Уже находясь в должности заместителя директора Музеев Кремля, я – разумеется, с ведома и разрешения Елены Юрьевны – параллельно начинала работу над знаменитой выставкой «Россия!» для Музея Гуггенхайма в Нью-Йорке. Кренсу, на волне интереса к альянсу «Гуггенхайм – Эрмитаж» и шире – к России, удалось продавить через свой совет попечителей организацию выставки, задачей которой было представить вклад России в мировую художественную культуру. Он сразу пригласил меня в качестве одного из кураторов выставки, куратором от Гуггенхайма стал знаменитый Роберт Розенблюм, я была счастлива, что судьба вновь свела меня с этим выдающимся искусствоведом. Меня невероятно воодушевляла амбициозность, эпохальность поставленной задачи. Я очень много размышляла над тем, как должна быть построена эта экспозиция, много разговаривала об этом с Павлом Хорошиловым, который к этому моменту уже занимал должность заместителя министра культуры. Очень хорошо помню наш с ним финальный разговор перед моей решающей поездкой в Нью-Йорк на представление концепции выставки.
Я должна была за ночь и утро оформить то, что рождалось в процессе нашего с ним диалога, в окончательный текст. Хорошо помню раннее утро, свой рабочий стол у окна, разложенную постель, которой мне не удалось воспользоваться, помню, как, дождавшись семи утра, позвонила Павлу Владьевичу, чтобы зачитать ему то, что получилось, и убедиться в том, что мы смогли найти точную и убедительную формулу и самой выставки, и того, что можно, перефразируя слова Николаса Певзнера[44], сформулировать как «русскость» русского искусства, то, что делает его абсолютно уникальным в контексте и перспективе мировой культуры. Я очень хотела, чтобы имя Павла Владьевича стояло рядом с именами кураторов выставки, и изначально так и предполагалось, но потом он решил, что, в силу его положения, это будет неправильно. А я, следуя ходу его мысли, смогла, наконец, вывести для себя ту формулу русской художественной идеи и миссии, которой придерживалась многие годы и придерживаюсь до сих пор. Постараюсь здесь буквально в нескольких фразах рассказать об этом.

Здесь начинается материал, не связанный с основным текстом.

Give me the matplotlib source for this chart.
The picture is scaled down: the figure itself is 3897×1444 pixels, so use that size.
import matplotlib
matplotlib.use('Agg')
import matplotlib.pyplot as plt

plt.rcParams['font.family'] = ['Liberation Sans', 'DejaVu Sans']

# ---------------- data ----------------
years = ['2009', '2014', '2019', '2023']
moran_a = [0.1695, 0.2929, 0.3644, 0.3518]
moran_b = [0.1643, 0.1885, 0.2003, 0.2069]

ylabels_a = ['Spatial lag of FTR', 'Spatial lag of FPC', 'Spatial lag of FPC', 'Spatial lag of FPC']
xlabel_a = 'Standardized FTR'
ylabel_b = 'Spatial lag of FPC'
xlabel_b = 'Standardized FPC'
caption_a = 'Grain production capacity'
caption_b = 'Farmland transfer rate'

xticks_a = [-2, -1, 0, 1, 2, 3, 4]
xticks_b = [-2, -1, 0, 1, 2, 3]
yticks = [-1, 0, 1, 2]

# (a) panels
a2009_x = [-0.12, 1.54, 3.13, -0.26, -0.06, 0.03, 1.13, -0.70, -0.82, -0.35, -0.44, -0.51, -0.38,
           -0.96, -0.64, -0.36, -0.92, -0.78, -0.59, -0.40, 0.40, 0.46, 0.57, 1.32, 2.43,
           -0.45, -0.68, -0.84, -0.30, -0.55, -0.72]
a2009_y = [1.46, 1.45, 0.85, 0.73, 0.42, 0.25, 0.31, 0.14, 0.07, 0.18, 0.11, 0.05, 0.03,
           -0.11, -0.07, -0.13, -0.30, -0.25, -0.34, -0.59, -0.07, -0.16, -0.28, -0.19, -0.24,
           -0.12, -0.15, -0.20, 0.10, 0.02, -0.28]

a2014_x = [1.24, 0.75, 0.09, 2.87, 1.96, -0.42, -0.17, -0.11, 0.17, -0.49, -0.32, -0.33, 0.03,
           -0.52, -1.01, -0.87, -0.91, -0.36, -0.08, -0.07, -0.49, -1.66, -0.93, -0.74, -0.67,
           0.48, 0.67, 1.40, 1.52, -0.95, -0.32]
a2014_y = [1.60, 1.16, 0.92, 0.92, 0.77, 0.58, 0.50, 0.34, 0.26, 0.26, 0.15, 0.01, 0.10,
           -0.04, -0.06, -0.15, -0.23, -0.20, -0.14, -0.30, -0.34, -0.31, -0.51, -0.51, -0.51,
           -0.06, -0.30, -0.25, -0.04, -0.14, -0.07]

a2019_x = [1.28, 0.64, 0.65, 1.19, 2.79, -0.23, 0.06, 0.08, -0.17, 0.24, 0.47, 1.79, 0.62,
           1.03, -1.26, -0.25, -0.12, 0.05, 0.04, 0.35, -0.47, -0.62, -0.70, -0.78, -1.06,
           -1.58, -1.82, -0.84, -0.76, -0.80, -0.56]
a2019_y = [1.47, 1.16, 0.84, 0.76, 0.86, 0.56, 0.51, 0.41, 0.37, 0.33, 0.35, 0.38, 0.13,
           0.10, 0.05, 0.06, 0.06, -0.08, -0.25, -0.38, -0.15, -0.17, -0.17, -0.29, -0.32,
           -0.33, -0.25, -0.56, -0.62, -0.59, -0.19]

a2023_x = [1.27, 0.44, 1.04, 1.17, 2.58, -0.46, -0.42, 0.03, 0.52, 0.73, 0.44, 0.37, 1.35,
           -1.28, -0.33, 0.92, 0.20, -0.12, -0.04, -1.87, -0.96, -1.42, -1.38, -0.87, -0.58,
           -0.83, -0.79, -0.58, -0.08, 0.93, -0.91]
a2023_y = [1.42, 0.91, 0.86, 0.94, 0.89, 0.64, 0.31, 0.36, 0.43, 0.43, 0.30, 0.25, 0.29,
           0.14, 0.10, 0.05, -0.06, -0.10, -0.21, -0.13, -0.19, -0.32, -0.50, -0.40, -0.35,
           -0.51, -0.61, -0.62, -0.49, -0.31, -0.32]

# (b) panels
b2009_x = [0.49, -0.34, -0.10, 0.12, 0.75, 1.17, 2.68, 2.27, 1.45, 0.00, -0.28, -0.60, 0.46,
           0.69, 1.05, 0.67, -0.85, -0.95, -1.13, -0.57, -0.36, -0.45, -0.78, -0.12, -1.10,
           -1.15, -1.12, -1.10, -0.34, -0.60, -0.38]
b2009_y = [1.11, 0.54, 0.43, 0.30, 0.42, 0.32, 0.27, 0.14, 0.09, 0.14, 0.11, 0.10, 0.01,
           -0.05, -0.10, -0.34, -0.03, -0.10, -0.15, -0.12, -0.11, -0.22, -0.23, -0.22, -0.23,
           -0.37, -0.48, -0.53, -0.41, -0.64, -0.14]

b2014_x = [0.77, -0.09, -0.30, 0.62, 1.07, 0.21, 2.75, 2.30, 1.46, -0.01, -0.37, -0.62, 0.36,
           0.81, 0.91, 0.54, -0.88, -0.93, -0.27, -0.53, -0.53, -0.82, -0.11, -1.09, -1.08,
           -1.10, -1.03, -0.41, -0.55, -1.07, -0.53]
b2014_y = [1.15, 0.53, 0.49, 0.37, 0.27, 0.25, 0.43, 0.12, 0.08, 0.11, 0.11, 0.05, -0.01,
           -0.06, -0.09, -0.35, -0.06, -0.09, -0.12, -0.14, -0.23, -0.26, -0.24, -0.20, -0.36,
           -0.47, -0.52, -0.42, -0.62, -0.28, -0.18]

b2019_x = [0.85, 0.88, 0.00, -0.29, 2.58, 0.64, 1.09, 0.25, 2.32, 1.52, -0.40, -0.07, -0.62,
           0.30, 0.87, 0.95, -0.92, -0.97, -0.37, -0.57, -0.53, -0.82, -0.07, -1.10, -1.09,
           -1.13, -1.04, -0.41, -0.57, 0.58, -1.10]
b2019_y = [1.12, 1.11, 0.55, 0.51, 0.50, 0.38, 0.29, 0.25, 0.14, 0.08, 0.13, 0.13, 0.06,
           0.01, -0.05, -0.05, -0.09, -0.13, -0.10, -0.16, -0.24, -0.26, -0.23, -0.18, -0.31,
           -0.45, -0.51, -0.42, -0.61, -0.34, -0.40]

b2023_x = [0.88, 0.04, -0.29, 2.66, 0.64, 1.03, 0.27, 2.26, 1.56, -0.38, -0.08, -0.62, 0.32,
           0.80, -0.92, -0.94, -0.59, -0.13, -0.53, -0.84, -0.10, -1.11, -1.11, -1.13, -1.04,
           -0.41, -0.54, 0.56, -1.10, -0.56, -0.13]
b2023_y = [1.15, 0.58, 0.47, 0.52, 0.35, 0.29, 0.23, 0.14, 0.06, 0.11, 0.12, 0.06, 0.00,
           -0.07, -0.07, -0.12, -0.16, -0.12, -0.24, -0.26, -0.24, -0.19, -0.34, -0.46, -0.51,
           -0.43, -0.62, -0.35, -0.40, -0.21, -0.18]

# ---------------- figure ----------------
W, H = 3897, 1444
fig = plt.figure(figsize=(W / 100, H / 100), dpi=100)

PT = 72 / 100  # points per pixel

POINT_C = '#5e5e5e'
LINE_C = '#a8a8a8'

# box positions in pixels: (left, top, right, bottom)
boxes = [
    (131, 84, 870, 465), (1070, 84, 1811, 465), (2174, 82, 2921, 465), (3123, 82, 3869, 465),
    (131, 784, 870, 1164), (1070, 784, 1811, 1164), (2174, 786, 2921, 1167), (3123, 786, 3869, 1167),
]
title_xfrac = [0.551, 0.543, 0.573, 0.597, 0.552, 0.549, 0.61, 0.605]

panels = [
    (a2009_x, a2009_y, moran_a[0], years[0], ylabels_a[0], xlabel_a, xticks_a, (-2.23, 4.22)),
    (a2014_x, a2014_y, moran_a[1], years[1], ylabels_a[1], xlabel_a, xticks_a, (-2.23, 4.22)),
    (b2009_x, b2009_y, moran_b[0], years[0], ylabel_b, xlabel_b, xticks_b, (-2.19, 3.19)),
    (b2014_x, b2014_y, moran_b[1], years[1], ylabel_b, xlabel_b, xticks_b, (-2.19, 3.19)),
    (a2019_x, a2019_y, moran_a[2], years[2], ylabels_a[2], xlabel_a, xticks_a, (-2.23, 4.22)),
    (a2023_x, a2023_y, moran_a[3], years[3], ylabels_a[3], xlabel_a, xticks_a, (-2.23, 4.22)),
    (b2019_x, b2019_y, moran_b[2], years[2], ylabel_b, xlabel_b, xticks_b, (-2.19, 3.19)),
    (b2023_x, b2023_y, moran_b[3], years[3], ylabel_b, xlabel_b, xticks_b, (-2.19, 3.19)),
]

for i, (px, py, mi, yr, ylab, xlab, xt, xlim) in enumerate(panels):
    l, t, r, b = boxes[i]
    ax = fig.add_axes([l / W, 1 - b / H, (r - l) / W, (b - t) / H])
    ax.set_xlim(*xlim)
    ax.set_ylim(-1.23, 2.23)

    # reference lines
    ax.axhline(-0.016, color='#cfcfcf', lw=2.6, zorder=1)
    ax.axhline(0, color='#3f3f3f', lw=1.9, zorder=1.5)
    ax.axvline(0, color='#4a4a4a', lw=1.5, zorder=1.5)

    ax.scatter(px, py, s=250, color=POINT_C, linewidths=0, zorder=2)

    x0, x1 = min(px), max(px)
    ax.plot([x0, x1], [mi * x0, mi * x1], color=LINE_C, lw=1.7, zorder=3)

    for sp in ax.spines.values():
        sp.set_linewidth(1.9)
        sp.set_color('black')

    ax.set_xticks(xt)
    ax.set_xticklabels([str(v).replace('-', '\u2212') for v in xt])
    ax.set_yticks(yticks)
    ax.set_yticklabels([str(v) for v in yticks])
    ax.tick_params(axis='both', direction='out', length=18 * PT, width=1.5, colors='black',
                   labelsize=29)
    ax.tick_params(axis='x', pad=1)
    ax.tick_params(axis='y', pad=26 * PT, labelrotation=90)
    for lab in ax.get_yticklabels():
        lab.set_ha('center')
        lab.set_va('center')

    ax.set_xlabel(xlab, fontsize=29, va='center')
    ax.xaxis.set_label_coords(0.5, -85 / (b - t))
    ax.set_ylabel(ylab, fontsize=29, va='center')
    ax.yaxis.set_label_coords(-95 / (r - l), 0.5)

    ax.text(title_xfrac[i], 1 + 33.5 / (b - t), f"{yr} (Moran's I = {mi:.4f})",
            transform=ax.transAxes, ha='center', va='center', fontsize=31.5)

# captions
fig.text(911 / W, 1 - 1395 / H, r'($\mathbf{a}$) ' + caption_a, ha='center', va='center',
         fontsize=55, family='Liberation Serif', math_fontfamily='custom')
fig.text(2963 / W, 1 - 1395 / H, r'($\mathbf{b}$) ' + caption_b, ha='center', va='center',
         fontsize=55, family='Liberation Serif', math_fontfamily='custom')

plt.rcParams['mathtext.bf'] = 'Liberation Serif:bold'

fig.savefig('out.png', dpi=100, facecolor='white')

Экспозиция любой выставки в Музее Гуггенхайма идет по спирали основного объема здания, переходя на нескольких уровнях в прямоугольные залы новой пристройки. Эта спираль сама подсказывает идею восхождения/Вознесения/воспарения. Было логично начать выставку с древнерусского искусства – мы включили в ее состав икону с изображением Вознесения Христова – и дальше, уже за рамками сакрального искусства, прослеживать имманентную русскому художественному гению концепцию творчества как откровения, как попытки постичь и изобразить незримое и в обыденном открыть отблеск божественного. Это тяжелая дорога, поднимаясь по которой настоящий художник должен научиться забыть о себе в попытках достичь абсолюта и понимать ограниченность собственных возможностей – вспомним тютчевское «мысль изреченная есть ложь», должен быть готовым сжигать себя в горниле творческого горения, жертвуя всем ради возможности оказаться там, наверху, откуда в разрывы убогого потолка заваленной мусором жизни маленькой комнатушки льется божественный свет иного, вечного мира – мы заканчивали выставку выдающейся работой Ильи Кабакова, инсталляцией «Человек, который улетел в космос из своей комнаты в коммунальной квартире».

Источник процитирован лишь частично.